• Stated exercise: Among the lines of data below, reproduce only those from the one with "Reproduce this chart with matplotlib." through the one with "import matplotlib.pyplot as plt", exactly as they stand, both ends included.

• Data excerpts:
(begin)

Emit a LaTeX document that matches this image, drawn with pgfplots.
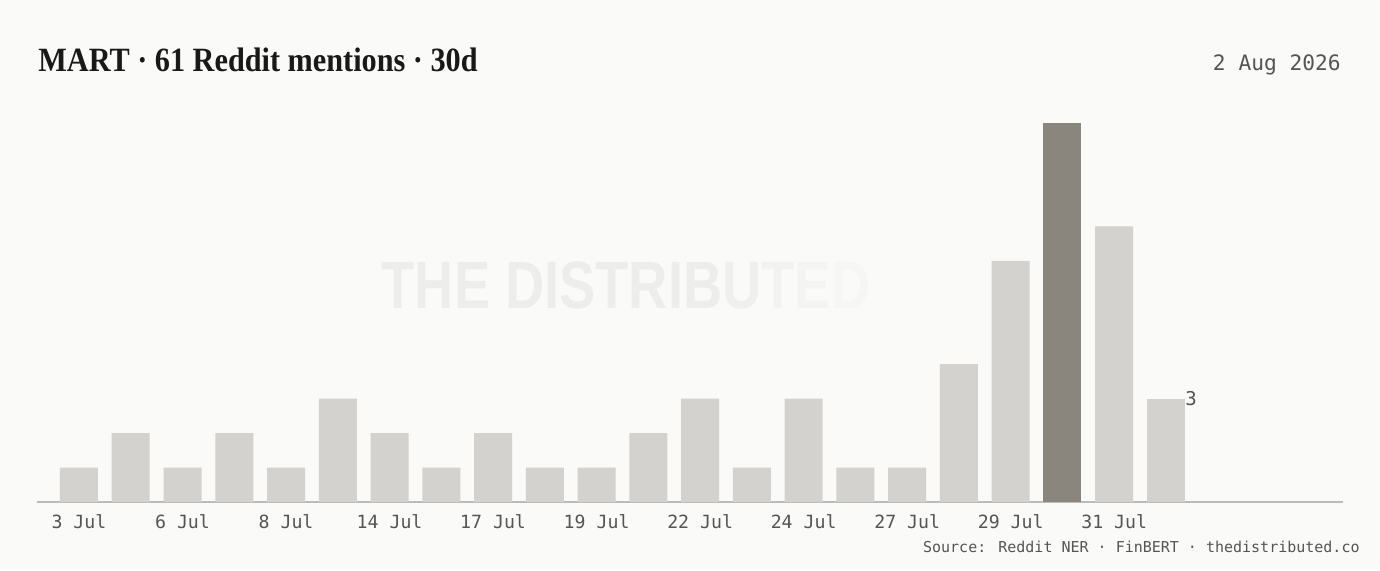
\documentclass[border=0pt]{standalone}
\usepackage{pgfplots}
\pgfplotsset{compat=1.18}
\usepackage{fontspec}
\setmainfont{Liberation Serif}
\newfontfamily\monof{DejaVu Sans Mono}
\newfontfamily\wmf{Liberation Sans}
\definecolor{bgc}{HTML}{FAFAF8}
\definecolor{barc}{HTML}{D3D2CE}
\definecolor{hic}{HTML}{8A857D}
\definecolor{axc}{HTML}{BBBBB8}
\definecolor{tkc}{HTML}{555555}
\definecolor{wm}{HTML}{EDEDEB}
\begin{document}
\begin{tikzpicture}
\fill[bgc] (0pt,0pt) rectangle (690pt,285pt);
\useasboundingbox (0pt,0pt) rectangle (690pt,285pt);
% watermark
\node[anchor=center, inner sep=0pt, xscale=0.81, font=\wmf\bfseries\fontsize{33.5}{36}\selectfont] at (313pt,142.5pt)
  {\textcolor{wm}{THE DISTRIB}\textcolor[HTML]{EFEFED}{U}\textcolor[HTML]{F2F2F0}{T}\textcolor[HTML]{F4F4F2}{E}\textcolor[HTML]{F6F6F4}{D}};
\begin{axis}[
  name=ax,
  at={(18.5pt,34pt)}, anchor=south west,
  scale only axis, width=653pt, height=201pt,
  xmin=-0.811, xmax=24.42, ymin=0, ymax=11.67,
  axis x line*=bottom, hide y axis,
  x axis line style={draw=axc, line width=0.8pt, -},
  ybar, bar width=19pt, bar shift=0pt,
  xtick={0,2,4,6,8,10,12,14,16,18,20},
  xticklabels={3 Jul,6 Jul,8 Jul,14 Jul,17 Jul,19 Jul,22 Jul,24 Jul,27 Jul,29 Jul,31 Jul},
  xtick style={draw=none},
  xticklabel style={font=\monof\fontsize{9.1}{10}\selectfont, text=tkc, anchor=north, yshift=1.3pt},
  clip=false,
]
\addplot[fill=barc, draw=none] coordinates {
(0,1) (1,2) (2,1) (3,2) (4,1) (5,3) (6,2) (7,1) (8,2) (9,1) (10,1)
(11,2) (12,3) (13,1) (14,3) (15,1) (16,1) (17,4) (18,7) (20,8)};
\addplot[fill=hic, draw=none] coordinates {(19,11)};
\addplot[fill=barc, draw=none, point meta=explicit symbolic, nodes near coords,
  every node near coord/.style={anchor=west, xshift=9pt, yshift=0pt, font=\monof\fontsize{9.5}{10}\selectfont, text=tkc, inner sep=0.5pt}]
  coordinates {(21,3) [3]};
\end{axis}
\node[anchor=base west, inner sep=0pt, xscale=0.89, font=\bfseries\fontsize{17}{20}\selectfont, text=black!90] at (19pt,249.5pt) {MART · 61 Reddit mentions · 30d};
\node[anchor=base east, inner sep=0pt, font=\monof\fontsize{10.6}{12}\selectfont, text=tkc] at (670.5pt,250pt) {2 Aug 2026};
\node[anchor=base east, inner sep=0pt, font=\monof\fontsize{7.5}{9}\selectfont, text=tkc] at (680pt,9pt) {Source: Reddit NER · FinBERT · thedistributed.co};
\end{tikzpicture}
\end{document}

(end)
(begin)

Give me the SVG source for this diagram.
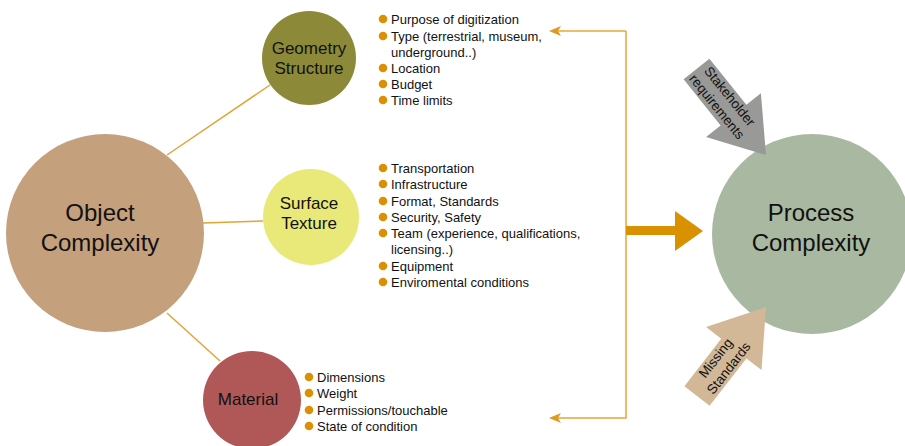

(end)
(begin)

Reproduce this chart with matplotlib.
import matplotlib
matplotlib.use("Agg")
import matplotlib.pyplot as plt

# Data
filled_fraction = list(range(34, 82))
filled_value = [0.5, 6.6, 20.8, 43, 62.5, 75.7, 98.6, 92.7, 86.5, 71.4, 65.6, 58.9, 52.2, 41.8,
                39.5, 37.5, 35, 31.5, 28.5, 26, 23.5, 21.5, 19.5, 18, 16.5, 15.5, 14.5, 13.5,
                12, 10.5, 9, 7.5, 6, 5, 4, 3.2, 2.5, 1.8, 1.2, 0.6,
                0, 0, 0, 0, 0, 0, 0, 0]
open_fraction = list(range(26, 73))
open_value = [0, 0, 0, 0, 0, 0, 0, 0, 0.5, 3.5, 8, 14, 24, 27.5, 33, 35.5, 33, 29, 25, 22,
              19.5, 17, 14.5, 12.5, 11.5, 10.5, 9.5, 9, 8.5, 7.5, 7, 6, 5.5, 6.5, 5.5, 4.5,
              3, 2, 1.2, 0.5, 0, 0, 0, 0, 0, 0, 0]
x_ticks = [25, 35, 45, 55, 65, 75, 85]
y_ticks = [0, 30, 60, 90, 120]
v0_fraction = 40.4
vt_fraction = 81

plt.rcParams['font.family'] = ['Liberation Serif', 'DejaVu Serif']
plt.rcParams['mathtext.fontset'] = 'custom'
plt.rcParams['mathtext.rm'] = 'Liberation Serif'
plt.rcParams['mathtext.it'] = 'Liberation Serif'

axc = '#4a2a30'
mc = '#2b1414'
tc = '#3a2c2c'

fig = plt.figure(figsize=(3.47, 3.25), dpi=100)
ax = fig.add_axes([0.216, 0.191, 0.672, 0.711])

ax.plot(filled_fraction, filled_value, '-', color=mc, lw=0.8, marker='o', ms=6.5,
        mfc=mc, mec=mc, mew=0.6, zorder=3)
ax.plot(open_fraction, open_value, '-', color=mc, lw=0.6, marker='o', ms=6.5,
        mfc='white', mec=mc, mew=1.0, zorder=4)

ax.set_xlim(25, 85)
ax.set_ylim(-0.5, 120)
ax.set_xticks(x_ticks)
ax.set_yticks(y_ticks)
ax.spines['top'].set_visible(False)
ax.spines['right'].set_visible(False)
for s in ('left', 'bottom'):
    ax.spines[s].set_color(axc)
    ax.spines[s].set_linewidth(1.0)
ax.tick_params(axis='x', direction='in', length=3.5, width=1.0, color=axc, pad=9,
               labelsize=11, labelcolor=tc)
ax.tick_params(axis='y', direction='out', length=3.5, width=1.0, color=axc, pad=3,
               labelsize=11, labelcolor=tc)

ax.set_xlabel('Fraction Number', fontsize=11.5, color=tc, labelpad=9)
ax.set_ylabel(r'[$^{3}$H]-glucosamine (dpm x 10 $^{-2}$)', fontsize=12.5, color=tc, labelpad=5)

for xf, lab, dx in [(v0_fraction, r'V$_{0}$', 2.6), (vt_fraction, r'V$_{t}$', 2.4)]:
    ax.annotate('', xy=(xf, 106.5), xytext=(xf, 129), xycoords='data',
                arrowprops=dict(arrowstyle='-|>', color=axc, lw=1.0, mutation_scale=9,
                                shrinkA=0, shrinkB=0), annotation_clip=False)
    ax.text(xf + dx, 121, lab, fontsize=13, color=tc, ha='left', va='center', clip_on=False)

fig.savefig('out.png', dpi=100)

(end)

• Task response:
Reproduce this chart with matplotlib.
import matplotlib
matplotlib.use("Agg")
import matplotlib.pyplot as plt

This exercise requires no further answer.